:: Dataset extract ::

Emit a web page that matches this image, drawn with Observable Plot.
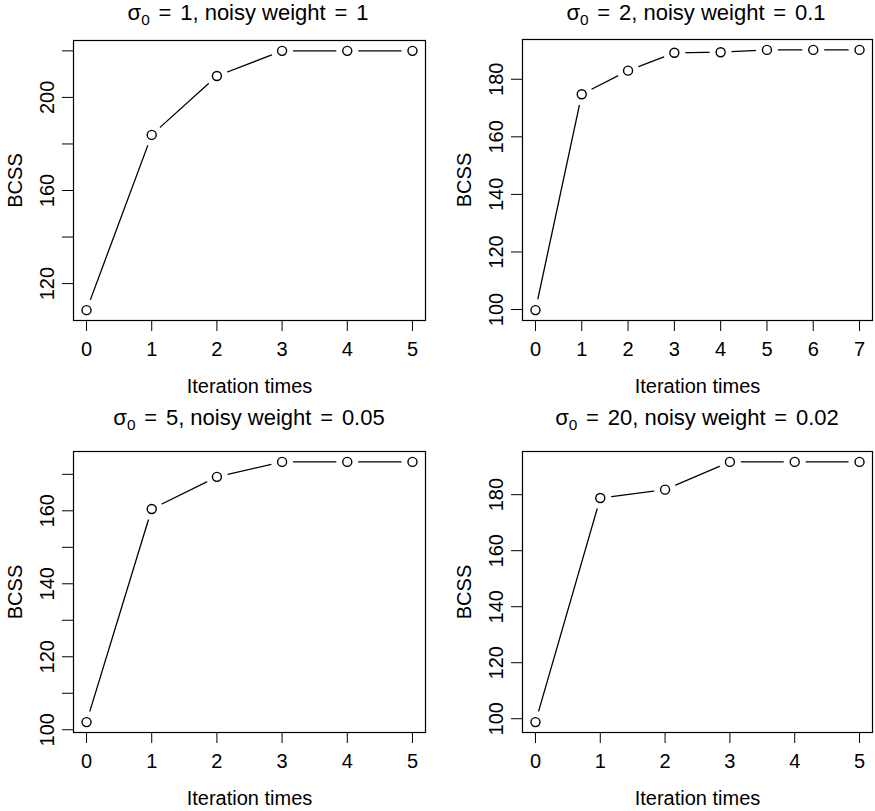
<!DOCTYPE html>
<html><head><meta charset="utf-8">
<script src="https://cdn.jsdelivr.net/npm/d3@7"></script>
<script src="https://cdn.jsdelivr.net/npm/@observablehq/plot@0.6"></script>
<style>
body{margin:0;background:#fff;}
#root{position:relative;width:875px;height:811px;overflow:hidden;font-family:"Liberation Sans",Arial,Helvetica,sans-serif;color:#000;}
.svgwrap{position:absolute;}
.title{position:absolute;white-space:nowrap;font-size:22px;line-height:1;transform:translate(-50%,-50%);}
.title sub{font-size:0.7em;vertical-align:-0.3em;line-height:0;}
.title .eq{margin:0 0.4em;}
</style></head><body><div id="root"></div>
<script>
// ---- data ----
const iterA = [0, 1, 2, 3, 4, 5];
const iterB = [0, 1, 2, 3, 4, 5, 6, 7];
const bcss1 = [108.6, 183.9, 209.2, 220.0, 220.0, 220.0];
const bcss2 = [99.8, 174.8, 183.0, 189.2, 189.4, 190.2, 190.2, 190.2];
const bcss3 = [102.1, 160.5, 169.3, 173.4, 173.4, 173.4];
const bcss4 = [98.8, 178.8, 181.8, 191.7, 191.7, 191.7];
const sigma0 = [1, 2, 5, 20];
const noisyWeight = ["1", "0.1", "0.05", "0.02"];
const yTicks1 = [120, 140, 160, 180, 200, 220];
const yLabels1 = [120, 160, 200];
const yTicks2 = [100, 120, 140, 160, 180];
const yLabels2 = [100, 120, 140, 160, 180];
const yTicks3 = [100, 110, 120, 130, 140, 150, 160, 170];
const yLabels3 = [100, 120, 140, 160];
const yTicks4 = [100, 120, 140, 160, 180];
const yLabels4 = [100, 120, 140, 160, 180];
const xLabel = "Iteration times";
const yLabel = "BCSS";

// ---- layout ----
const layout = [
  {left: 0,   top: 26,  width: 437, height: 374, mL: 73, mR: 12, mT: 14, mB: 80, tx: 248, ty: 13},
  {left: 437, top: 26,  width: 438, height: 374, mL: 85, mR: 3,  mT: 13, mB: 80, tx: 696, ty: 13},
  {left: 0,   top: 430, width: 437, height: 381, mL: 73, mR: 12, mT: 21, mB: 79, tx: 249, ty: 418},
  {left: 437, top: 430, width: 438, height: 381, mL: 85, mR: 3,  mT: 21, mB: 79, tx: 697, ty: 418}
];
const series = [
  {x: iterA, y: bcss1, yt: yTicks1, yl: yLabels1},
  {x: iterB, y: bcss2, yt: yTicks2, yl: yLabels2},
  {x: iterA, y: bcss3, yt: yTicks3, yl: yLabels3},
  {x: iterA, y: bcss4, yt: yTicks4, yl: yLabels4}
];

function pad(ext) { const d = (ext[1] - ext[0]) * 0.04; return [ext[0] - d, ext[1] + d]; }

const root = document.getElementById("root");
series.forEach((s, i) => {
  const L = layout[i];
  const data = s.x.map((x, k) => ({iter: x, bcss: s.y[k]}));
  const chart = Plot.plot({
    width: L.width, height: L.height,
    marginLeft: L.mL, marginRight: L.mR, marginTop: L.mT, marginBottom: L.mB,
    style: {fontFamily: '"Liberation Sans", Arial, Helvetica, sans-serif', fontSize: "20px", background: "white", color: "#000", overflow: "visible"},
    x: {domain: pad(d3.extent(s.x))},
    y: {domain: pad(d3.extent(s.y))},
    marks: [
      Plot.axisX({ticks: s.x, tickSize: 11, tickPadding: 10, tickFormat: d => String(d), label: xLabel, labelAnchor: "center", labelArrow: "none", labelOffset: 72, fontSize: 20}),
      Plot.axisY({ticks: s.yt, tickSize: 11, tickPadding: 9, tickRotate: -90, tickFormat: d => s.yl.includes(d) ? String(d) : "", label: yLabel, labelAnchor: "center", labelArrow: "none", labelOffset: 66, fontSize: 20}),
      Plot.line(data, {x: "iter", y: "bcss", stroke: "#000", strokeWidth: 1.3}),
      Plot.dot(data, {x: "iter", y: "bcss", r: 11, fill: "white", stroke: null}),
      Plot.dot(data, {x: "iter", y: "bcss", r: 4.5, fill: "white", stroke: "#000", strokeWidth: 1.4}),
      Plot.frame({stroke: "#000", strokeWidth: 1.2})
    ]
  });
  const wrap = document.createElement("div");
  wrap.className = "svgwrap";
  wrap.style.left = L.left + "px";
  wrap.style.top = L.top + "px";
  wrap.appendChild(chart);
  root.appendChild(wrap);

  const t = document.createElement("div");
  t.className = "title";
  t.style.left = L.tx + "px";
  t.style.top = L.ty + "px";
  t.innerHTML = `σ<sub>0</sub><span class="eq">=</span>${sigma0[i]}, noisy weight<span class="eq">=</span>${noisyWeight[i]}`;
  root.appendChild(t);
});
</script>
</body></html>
---
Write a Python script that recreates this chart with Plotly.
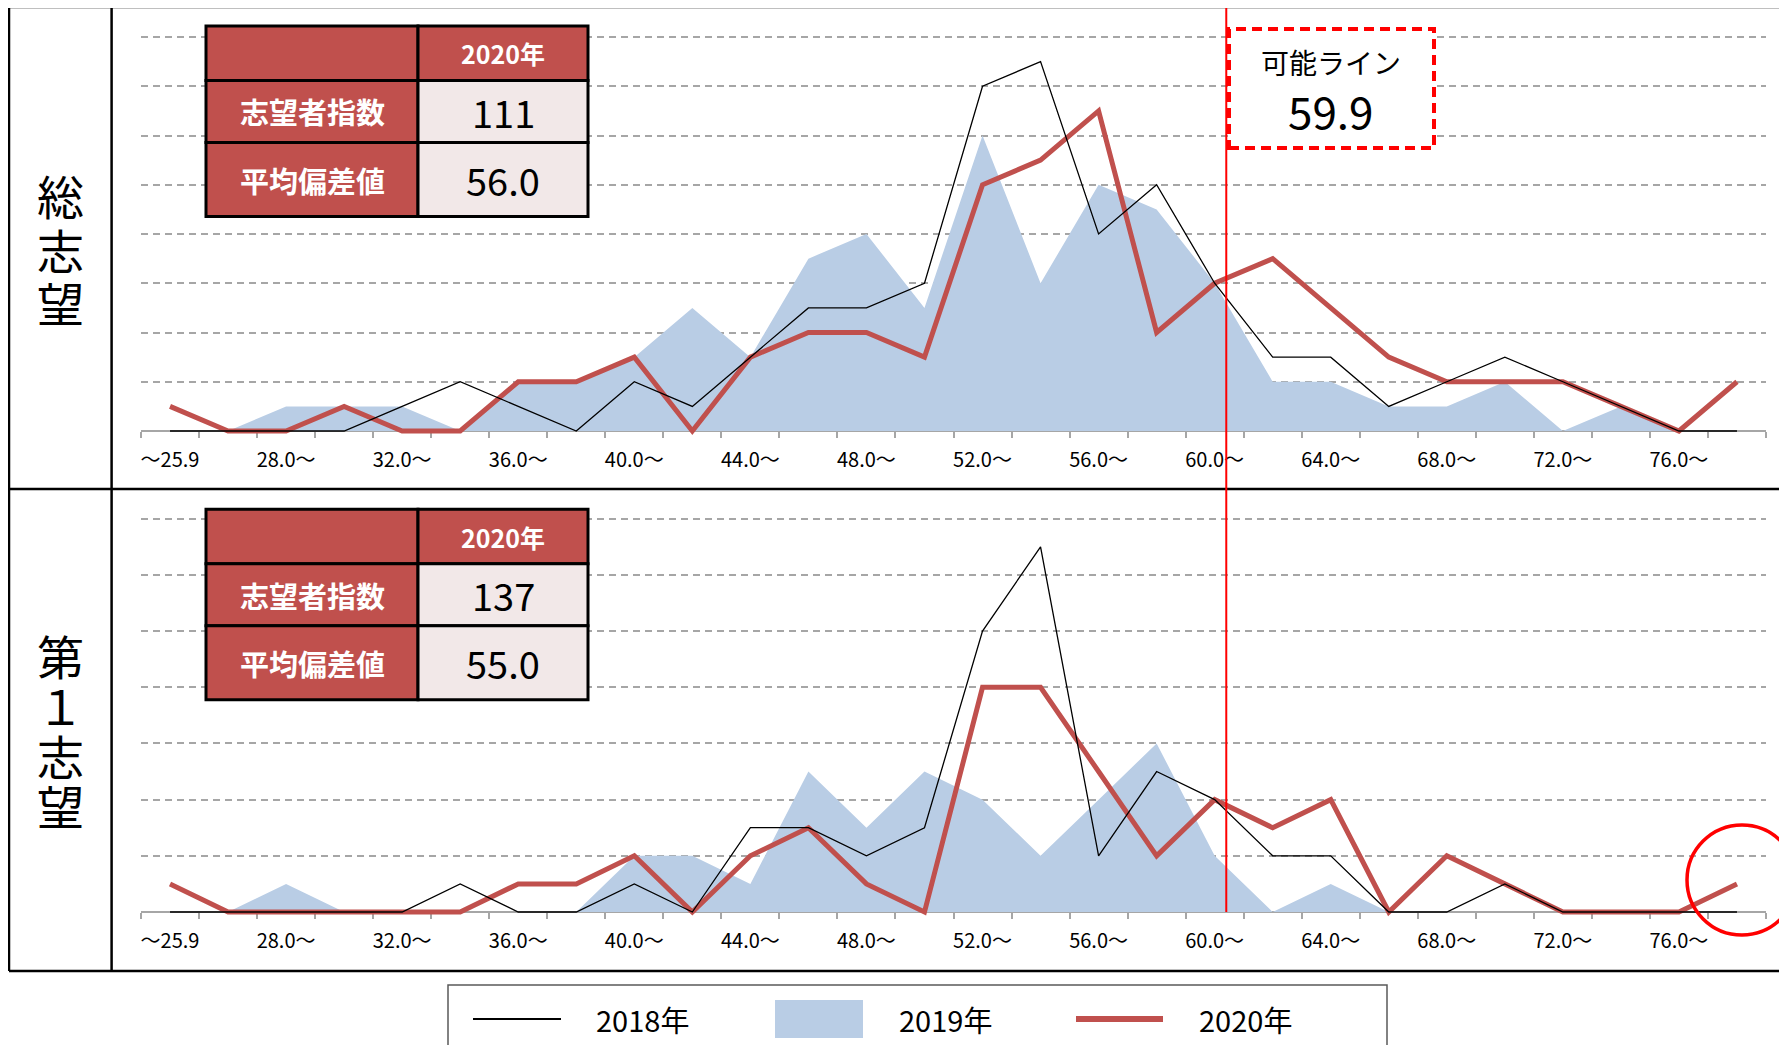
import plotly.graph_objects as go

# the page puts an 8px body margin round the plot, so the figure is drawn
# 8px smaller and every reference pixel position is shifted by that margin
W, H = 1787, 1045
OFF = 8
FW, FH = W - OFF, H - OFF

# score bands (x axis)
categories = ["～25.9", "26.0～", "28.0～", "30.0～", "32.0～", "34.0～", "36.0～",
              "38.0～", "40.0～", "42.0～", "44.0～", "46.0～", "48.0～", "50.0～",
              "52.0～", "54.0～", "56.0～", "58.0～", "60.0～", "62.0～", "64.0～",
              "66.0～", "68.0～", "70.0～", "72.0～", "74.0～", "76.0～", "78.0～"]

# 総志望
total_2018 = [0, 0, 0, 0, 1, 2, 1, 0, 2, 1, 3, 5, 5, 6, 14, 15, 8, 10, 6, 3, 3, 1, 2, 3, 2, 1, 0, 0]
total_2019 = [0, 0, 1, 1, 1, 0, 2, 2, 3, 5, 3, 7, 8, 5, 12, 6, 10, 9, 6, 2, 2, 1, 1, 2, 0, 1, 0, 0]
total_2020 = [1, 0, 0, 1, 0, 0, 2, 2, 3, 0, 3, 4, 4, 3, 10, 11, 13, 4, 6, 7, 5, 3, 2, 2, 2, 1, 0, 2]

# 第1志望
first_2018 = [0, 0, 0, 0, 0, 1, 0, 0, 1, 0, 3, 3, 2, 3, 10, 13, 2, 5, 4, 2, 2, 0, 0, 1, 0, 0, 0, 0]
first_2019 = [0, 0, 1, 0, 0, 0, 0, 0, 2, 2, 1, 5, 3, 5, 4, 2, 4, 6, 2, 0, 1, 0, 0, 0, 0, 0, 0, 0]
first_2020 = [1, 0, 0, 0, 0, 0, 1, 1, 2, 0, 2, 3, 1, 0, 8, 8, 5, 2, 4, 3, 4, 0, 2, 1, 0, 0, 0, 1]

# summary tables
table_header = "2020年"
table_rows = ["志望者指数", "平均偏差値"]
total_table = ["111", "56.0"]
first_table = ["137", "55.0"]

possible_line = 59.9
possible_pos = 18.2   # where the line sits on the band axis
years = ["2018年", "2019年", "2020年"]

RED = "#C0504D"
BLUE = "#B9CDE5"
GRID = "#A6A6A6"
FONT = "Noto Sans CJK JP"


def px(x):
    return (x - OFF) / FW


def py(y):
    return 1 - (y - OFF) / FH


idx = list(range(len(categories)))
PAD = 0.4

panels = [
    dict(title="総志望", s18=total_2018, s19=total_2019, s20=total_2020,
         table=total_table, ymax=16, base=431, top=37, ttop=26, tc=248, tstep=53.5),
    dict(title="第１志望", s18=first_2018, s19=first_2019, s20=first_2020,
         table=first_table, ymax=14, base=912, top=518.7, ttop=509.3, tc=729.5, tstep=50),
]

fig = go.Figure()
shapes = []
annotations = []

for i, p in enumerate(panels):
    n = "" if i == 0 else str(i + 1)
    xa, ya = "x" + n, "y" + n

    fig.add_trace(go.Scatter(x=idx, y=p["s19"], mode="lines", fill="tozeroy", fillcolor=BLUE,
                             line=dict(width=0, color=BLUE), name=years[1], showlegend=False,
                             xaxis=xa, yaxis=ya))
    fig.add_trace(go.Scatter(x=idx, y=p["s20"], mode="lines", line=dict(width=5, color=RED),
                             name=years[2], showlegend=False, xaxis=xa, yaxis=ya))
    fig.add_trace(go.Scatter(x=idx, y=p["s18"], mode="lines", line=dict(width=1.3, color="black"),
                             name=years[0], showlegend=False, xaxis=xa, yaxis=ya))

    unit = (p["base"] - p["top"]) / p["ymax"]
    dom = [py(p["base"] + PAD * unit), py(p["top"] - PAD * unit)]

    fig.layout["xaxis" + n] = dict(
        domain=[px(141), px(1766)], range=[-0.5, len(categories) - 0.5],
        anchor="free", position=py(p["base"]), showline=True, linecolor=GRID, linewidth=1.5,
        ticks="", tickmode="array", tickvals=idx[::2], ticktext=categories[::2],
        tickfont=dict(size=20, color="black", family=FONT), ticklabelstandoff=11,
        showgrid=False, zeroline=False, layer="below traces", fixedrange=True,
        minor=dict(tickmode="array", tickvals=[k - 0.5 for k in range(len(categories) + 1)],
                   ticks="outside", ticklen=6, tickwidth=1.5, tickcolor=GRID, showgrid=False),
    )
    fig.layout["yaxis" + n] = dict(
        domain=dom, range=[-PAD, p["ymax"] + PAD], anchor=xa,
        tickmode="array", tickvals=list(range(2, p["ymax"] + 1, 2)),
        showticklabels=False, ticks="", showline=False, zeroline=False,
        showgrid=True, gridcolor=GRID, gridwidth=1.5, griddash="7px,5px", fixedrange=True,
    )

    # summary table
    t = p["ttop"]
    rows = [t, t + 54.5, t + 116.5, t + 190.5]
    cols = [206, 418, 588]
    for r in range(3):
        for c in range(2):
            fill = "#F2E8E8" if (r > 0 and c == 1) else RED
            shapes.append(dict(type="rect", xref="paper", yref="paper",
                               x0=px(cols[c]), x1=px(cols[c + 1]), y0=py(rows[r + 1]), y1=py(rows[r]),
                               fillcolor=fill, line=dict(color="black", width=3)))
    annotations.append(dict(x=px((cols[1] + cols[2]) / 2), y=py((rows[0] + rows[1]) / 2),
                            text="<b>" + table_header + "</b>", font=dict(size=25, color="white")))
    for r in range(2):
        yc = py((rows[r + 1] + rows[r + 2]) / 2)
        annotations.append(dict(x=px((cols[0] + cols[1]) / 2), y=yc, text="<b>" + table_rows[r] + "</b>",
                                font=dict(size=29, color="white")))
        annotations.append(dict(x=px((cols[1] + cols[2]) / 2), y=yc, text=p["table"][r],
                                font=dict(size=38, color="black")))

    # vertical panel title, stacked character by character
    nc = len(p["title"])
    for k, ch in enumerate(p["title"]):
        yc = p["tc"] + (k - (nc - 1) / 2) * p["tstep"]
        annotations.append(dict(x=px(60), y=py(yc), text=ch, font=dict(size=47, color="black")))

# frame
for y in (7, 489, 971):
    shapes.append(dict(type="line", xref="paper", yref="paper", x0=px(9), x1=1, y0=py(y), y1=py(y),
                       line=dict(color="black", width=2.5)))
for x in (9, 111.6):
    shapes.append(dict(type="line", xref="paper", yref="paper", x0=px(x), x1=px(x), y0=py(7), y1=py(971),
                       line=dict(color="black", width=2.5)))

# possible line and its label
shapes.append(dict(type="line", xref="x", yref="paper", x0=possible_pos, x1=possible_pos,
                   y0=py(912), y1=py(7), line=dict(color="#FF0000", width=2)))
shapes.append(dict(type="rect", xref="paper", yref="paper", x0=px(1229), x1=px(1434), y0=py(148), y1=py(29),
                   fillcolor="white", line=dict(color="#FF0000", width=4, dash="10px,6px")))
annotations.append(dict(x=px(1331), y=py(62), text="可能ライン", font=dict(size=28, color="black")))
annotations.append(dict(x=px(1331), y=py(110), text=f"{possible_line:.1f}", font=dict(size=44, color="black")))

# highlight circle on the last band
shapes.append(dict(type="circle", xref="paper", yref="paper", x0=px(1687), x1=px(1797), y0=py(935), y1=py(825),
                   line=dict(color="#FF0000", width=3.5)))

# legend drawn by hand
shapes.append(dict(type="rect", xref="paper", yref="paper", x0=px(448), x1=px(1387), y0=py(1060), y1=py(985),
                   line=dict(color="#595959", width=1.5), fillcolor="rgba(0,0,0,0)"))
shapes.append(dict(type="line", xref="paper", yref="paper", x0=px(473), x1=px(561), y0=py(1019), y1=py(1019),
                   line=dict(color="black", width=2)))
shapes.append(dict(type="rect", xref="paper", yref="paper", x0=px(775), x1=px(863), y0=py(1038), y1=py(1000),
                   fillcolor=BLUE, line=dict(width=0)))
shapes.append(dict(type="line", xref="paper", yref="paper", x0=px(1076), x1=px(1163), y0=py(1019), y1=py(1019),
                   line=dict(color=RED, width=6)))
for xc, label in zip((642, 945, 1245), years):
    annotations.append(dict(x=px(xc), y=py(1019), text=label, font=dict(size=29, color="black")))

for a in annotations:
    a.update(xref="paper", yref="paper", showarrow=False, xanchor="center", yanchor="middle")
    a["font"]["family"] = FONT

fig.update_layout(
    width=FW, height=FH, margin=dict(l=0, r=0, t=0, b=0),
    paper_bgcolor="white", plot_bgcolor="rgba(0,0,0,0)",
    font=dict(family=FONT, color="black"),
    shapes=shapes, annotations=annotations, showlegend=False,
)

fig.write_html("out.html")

:: Short task ::
Reproduce exactly, and only, the lines from the one containing "Write a Python" through the one containing "FW, FH = W - OFF, H - OFF", including both; leave out any pictures.

:: Output of the exercise ::
Write a Python script that recreates this chart with Plotly.
import plotly.graph_objects as go

# the page puts an 8px body margin round the plot, so the figure is drawn
# 8px smaller and every reference pixel position is shifted by that margin
W, H = 1787, 1045
OFF = 8
FW, FH = W - OFF, H - OFF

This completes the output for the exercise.